Global Thoughts: Trudeau bites the dust

Gwynne Dyer is a Canadian-born independent journalist whose column is published in more than 175 papers in 45 countries.

By Gwynne Dyer

 Donald Trump excels in every field, including surrealism. Leonard Cohen sang “First we take Manhattan, then we take Berlin!” but it’s completely outclassed by Trump’s “First we take Greenland, then we take Canada!” And he’s going to take the Panama Canal too!

It’s probably just bluster and nonsense, but it has already taken down Justin Trudeau, Canada’s prime minister for the past nine years. His resignation on Monday was the delayed consequence of a row with his deputy Chrystia Freeland last month over his ‘weak’ response to Trump’s threat to slap a 25% tariff on Canadian exports to the US.

The actual annexation threats came a bit later, and most Canadian journalists assumed that they were just a way of scaring Canadians into accepting the new tariffs or making other concessions. They’re probably right, too – but what if they are wrong?

The Greenlanders were simply bemused by Trump’s offer to buy their country, as was the Danish government, which looks after the island’s defence and foreign affairs. Nevertheless, Copenhagen increased its defence spending on Greenland by $1.5 billion. And the Panamanians just shrugged.

The threats may all be empty, and they certainly reveal an ignorance so profound that it may qualify for ‘protected cultural status’ with UNESCO. However, what seems faintly comical viewed from abroad is taken seriously by some people in the United States, and they are thicker on the ground in the circles around Trump than anywhere else.

It’s not enough to say that they’re just yanking our chain. That’s probably the right answer, but you’d feel really stupid if they really did mean some of it and you woke up one morning to find American troops in your street. On the other hand, what could you do to lessen that possibility that wouldn’t look equally stupid?

It’s the same dilemma you always have when dealing with the threats of madmen real or fake. Let’s just look at the bright side, which is that Trump’s threats have finally forced ‘Governor’ Trudeau, as Trump mockingly calls him (implying that what he governs is just an American state) to resign.

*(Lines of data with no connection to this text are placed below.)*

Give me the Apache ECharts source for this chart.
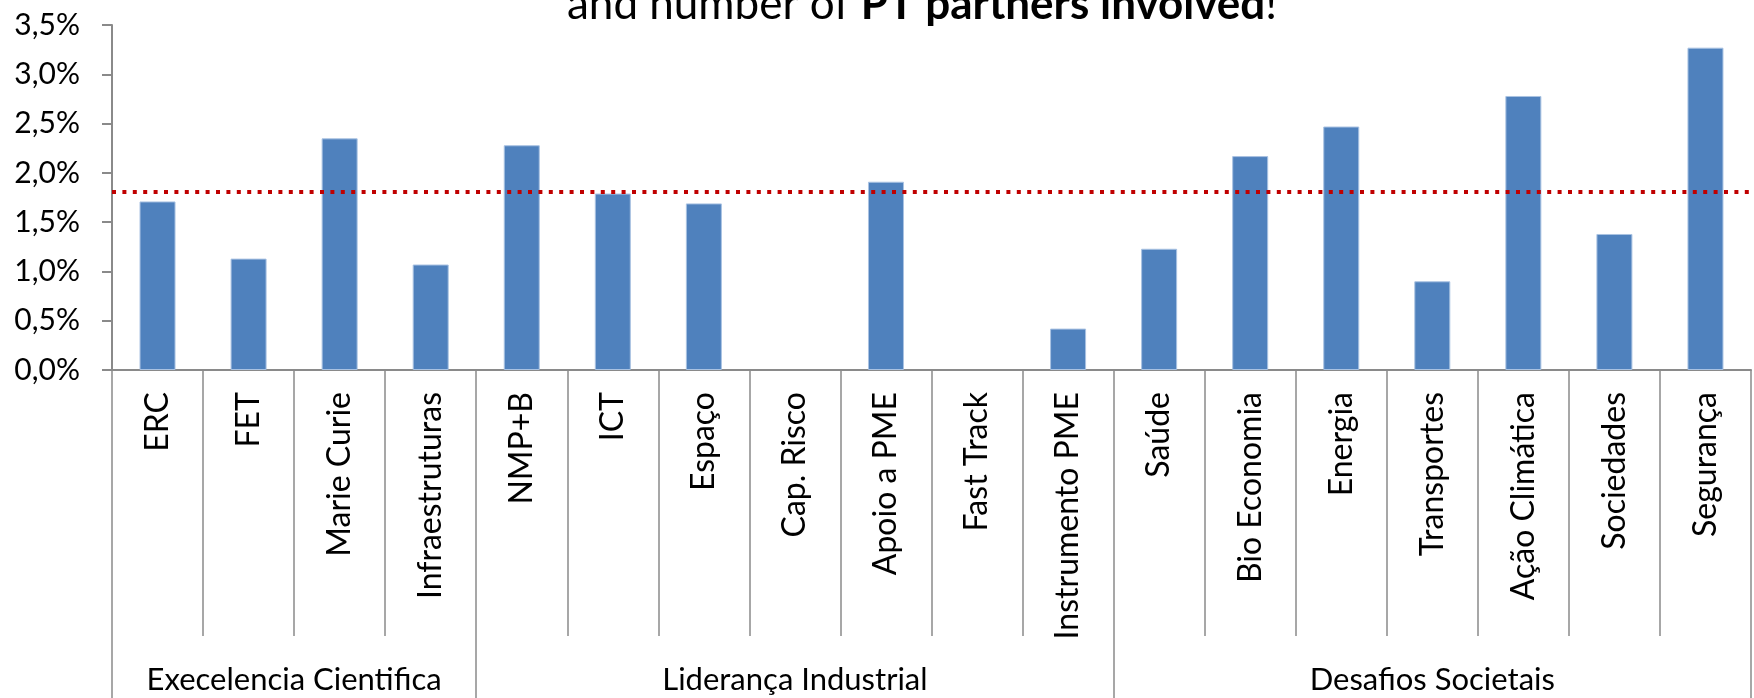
<!DOCTYPE html>
<html>
<head>
<meta charset="utf-8">
<title>Chart</title>
<script src="https://cdn.jsdelivr.net/npm/echarts@6/dist/echarts.min.js"></script>
<style>
  html, body { margin: 0; padding: 0; background: #fff; }
  #main { width: 1754px; height: 698px; }
</style>
</head>
<body>
<div id="main"></div>
<script>
const categories = ['ERC', 'FET', 'Marie Curie', 'Infraestruturas', 'NMP+B', 'ICT', 'Espaço', 'Cap. Risco', 'Apoio a PME', 'Fast Track', 'Instrumento PME', 'Saúde', 'Bio Economia', 'Energia', 'Transportes', 'Ação Climática', 'Sociedades', 'Segurança']
const values = [1.71, 1.13, 2.35, 1.07, 2.28, 1.79, 1.69, 0, 1.91, 0, 0.42, 1.23, 2.17, 2.47, 0.90, 2.78, 1.38, 3.27]
const average = 1.815
const groups = ['Execelencia Cientifica', 'Liderança Industrial', 'Desafios Societais']
const groupSizes = [4, 7, 7]

// second axis: half-category points, group names sit in the middle of each group
const groupPoints = []
const groupEdges = [0]
for (let i = 0; i <= categories.length * 2; i++) groupPoints.push('')
let start = 0
for (let g = 0; g < groups.length; g++) {
  groupPoints[start + groupSizes[g]] = groups[g]
  start += groupSizes[g] * 2
  groupEdges.push(start)
}

const font = 'Lato, "Noto Sans", sans-serif'
const axisGray = '#8a8a8a'

const chart = echarts.init(document.getElementById('main'))
chart.setOption({
  backgroundColor: '#fff',
  animation: false,
  graphic: [{
    type: 'text',
    x: 922,
    y: 5,
    style: {
      text: '{n|and number of }{b|PT partners involved}{n|!}',
      textAlign: 'center',
      textVerticalAlign: 'middle',
      rich: {
        n: { fontFamily: font, fontSize: 44, fill: '#000' },
        b: { fontFamily: font, fontSize: 44, fontWeight: 'bold', fill: '#000' }
      }
    }
  }],
  grid: {
    left: 112,
    top: 25,
    bottom: 328,
    width: 1646
  },
  xAxis: [{
    type: 'category',
    data: categories,
    axisLine: { lineStyle: { color: axisGray, width: 2 } },
    axisTick: { show: true, length: 266, lineStyle: { color: axisGray, width: 1.5 } },
    axisLabel: {
      interval: 0,
      rotate: 90,
      margin: 22,
      fontFamily: font,
      fontSize: 32,
      color: '#000'
    }
  }, {
    type: 'category',
    position: 'bottom',
    offset: 266,
    boundaryGap: false,
    data: groupPoints,
    axisLine: { show: false },
    axisTick: {
      show: true,
      length: 80,
      interval: function (i) { return groupEdges.indexOf(i) > -1 },
      lineStyle: { color: axisGray, width: 1.5 }
    },
    axisLabel: {
      interval: 0,
      margin: 28,
      fontFamily: font,
      fontSize: 31,
      color: '#000'
    }
  }],
  yAxis: {
    type: 'value',
    min: 0,
    max: 3.5,
    interval: 0.5,
    splitLine: { show: false },
    axisLine: { show: true, lineStyle: { color: axisGray, width: 2 } },
    axisTick: { show: true, length: 10, lineStyle: { color: axisGray, width: 2 } },
    axisLabel: {
      margin: 32,
      fontFamily: font,
      fontSize: 30,
      color: '#000',
      formatter: function (v) { return v.toFixed(1).replace('.', ',') + '%' }
    }
  },
  series: [{
    type: 'bar',
    data: values.map(function (v) {
      return v === 0 ? { value: v, itemStyle: { borderWidth: 0 } } : v
    }),
    barWidth: 36,
    itemStyle: { color: '#4f81bd', borderColor: '#a9c2e2', borderWidth: 1 },
    markLine: {
      silent: true,
      symbol: ['none', 'none'],
      label: { show: false },
      lineStyle: { color: '#c00000', width: 4, type: [4, 6.4] },
      data: [{ yAxis: average }]
    }
  }]
})
</script>
</body>
</html>
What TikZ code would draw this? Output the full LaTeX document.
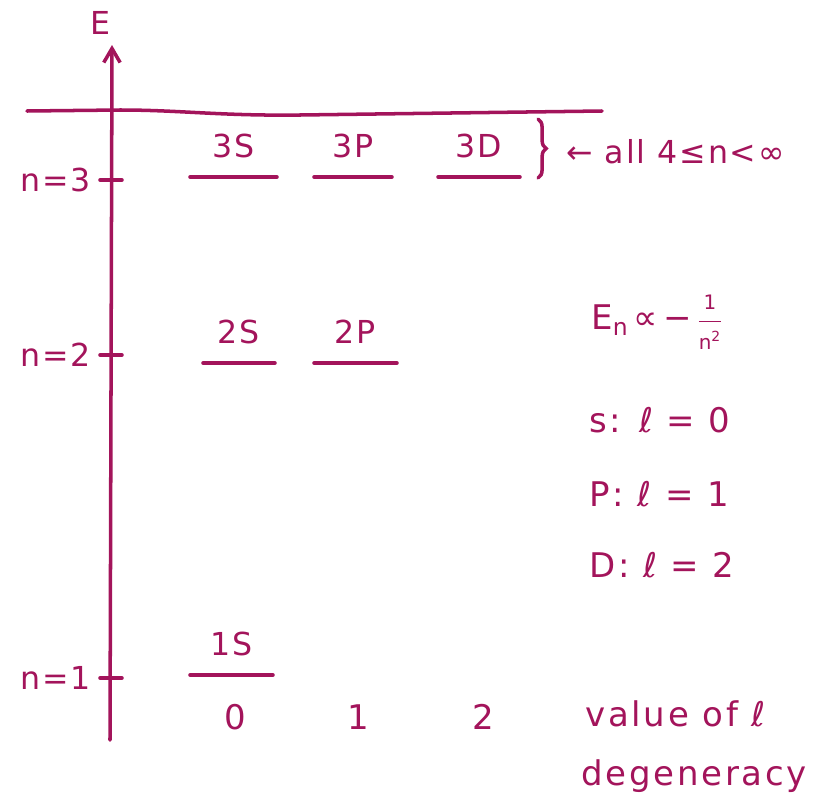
\documentclass[tikz,border=0pt]{standalone}
\usepackage{fontspec}
\usepackage{amsmath}
\setmainfont{DejaVu Sans}
\usetikzlibrary{arrows.meta,decorations.pathreplacing}
\begin{document}
\begin{tikzpicture}[x=0.03cm,y=-0.03cm,font=\fontsize{27}{31}\selectfont\addfontfeature{LetterSpace=6}]
\definecolor{ink}{HTML}{A3145B}
\tikzset{pen/.style={ink,line width=3pt,line cap=round},lab/.style={text=ink,inner sep=1pt},big/.style={lab,font=\fontsize{29}{33}\selectfont\addfontfeature{LetterSpace=8}}}
\useasboundingbox (0,0) rectangle (815,809);
\coordinate (axbot) at (110,740);\coordinate (axtop) at (112,45);\draw[pen,-{Straight Barb[length=12pt,width=14pt]}] (axbot)--(axtop);\node[lab] (elab) at (100,23){E};
\coordinate (ceilL) at (27,111);\coordinate (ceilR) at (602,111);\draw[pen] (ceilL)--(120,110) .. controls (180,110) and (220,116) .. (300,115)--(ceilR);
\foreach \n/\y in {3/180,2/355,1/678}{\draw[pen] (100,\y)--(122,\y);\node[lab,anchor=east] (n\n) at (92,\y){n=\n};}
\foreach \nm/\xa/\xb/\y in {3S/190/277/177,3P/314/392/177,3D/438/520/177,2S/203/275/363,2P/314/397/363,1S/190/273/675}{\draw[pen] (\xa,\y)--(\xb,\y);\node[lab,anchor=south] (l\nm) at ({(\xa+\xb)/2},{\y-18}){\nm};}
\draw[pen,decorate,decoration={brace,amplitude=7pt}] (538,119)--(538,178);\node[lab,anchor=west] (allnote) at (565,152){← all 4≤n<∞};
\node[big,anchor=west] (enlaw) at (590,322){E\raisebox{-0.35ex}{\fontsize{20}{20}\selectfont n}\,∝\,−\,$\dfrac{\textnormal{\fontsize{17}{17}\selectfont 1}}{\textnormal{\fontsize{17}{17}\selectfont n\textsuperscript{2}}}$};
\foreach \nm/\l/\y in {s/0/420,P/1/494,D/2/565}{\node[big,anchor=west] (q\nm) at (588,\y){\nm: ℓ = \l};}
\foreach \l/\x in {0/235,1/358,2/483}{\node[big] (v\l) at (\x,717){\l};}
\node[big,anchor=west] (vlab) at (584,714){value of ℓ};\node[big,anchor=west] (deglab) at (580,776){degeneracy};
\end{tikzpicture}
\end{document}
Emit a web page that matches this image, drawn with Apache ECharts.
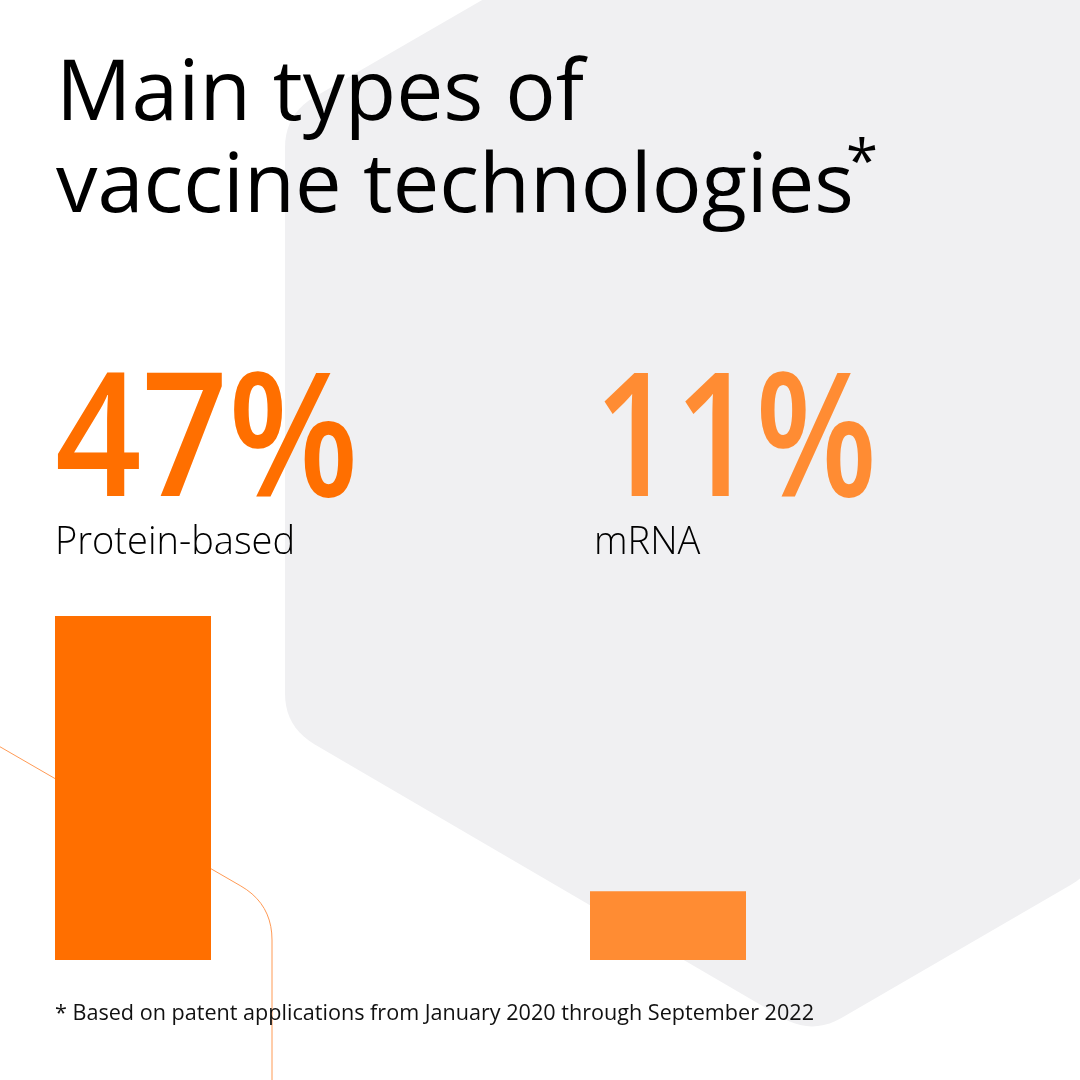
<!DOCTYPE html>
<html>
<head>
<meta charset="utf-8">
<script src="https://cdn.jsdelivr.net/npm/echarts@6/dist/echarts.min.js"></script>
<style>
  html, body { margin: 0; padding: 0; background: #fff; }
  #main { width: 1080px; height: 1080px; }
</style>
</head>
<body>
<div id="main"></div>
<script>
// data
var categories = ['Protein-based', 'mRNA'];
var shares = [47, 11];
var barColors = ['#ff6f00', '#ff8c33'];

var chart = echarts.init(document.getElementById('main'));

var font = '"Open Sans", "Noto Sans", sans-serif';

// rounds the inner corners of a point list with small quadratic curves
function rounded(pts, r, skipEnds) {
	var out = [];
	for (var i = 0; i < pts.length; i++) {
		var p = pts[i];
		if (skipEnds && (i === 0 || i === pts.length - 1)) { out.push(p); continue; }
		var a = pts[(i - 1 + pts.length) % pts.length];
		var b = pts[(i + 1) % pts.length];
		var da = Math.hypot(a[0] - p[0], a[1] - p[1]);
		var db = Math.hypot(b[0] - p[0], b[1] - p[1]);
		var s = [p[0] + (a[0] - p[0]) * r / da, p[1] + (a[1] - p[1]) * r / da];
		var e = [p[0] + (b[0] - p[0]) * r / db, p[1] + (b[1] - p[1]) * r / db];
		for (var t = 0; t <= 1.0001; t += 0.1) {
			var u = 1 - t;
			out.push([u * u * s[0] + 2 * u * t * p[0] + t * t * e[0],
				u * u * s[1] + 2 * u * t * p[1] + t * t * e[1]]);
		}
	}
	return out;
}

// grey hexagon in the back
var hexCorners = [[560, -45], [285, 114], [285, 727], [812, 1035], [1100, 868], [1100, -50]];
// thin orange outline behind the first bar
var lineCorners = [[-10, 741], [272, 904], [272, 1090]];

var graphics = [
	{ type: 'polygon', z: 0, shape: { points: rounded(hexCorners, 34, false) }, style: { fill: '#f0f0f2' } },
	{ type: 'polyline', z: 1, shape: { points: rounded(lineCorners, 36, true) }, style: { stroke: '#ff9a55', lineWidth: 1 } },
	{ type: 'text', z: 3, x: 56, y: 54, style: { text: 'Main types of', font: '400 84px ' + font, fill: '#000', verticalAlign: 'top' } },
	{ type: 'text', z: 3, x: 56, y: 147, style: { text: 'vaccine technologies', font: '400 83px ' + font, fill: '#000', verticalAlign: 'top' } },
	{ type: 'text', z: 3, x: 846, y: 136, style: { text: '*', font: '400 58px ' + font, fill: '#000', verticalAlign: 'top' } },
	{ type: 'text', z: 3, x: 55, y: 1003, style: { text: '* Based on patent applications from January 2020 through September 2022', font: '400 21.6px ' + font, fill: '#111', verticalAlign: 'top' } }
];

var labelX = [55, 594];
var pctScale = [0.88, 0.82];
for (var i = 0; i < categories.length; i++) {
	graphics.push({
		type: 'text', z: 3, x: labelX[i], y: 361, scaleX: pctScale[i],
		style: { text: shares[i] + '%', font: '600 172px ' + font, fill: barColors[i], verticalAlign: 'top' }
	});
	graphics.push({
		type: 'text', z: 3, x: labelX[i], y: 524,
		style: { text: categories[i], font: '300 38px ' + font, fill: '#000', verticalAlign: 'top' }
	});
}

var option = {
	backgroundColor: '#ffffff',
	animation: false,
	graphic: graphics,
	// wide grid so the two category centres sit at x=133 and x=668;
	// the hidden value axis starts at 2, bars are clipped at the grid floor
	grid: {
		left: -134.5,
		right: 144.5,
		top: 616,
		bottom: 120,
		outerBoundsMode: 'none'
	},
	xAxis: {
		type: 'category',
		data: categories,
		show: false
	},
	yAxis: {
		type: 'value',
		min: 2,
		max: 47,
		show: false
	},
	series: [
		{
			type: 'bar',
			clip: true,
			barWidth: 156,
			z: 2,
			data: shares.map(function (v, i) {
				return { value: v, itemStyle: { color: barColors[i] } };
			})
		}
	]
};

chart.setOption(option);
</script>
</body>
</html>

That is good news because it opens up a faint possibility that Conservative Party leader Pierre Poilievre will not be the next prime minister of Canada. An election is due no later than October, and so long as Trudeau was in the race Poilievre was the sure winner.

Poilievre (not a francophone despite the name) is not really a Canadian Trump, though he shares most of the same ideas. He’s smarter and more presentable, more like US Vice-President-elect JD Vance but just as much a part of the extreme right.

Here’s his take on Canada’s governing Liberal Party, as middle-of-the-road as it could be. “First they were communists, and then they became socialist, and then they became social democrats, and then they stole the word liberal, and then they ruined that word. They changed their name to progressives, and then they changed their name to woke.”

As long as ‘crypto-Communist’ Justin Trudeau was in office, Poilievre seemed bound to win, not so much because ideological rants are the Canadian style but because Canadians had really come to loathe Trudeau. The intensity of the hostility to him in otherwise calm and reasonable people was astonishing.

People found other, more sensible-sounding reasons to dislike Trudeau, whose government did as poorly as most other elected Western governments in coping with Covid and the subsequent runaway inflation. However, I have long been convinced that they really hated Trudeau because he was irredeemably smarmy.

Now that he’s gone and the Liberals will have a new leader, there’s at least a small chance that Poilievre will not be the next prime minister of Canada. Otherwise, by the end of this year all of mainland North America will be ruled by the hard right – except Mexico, of course.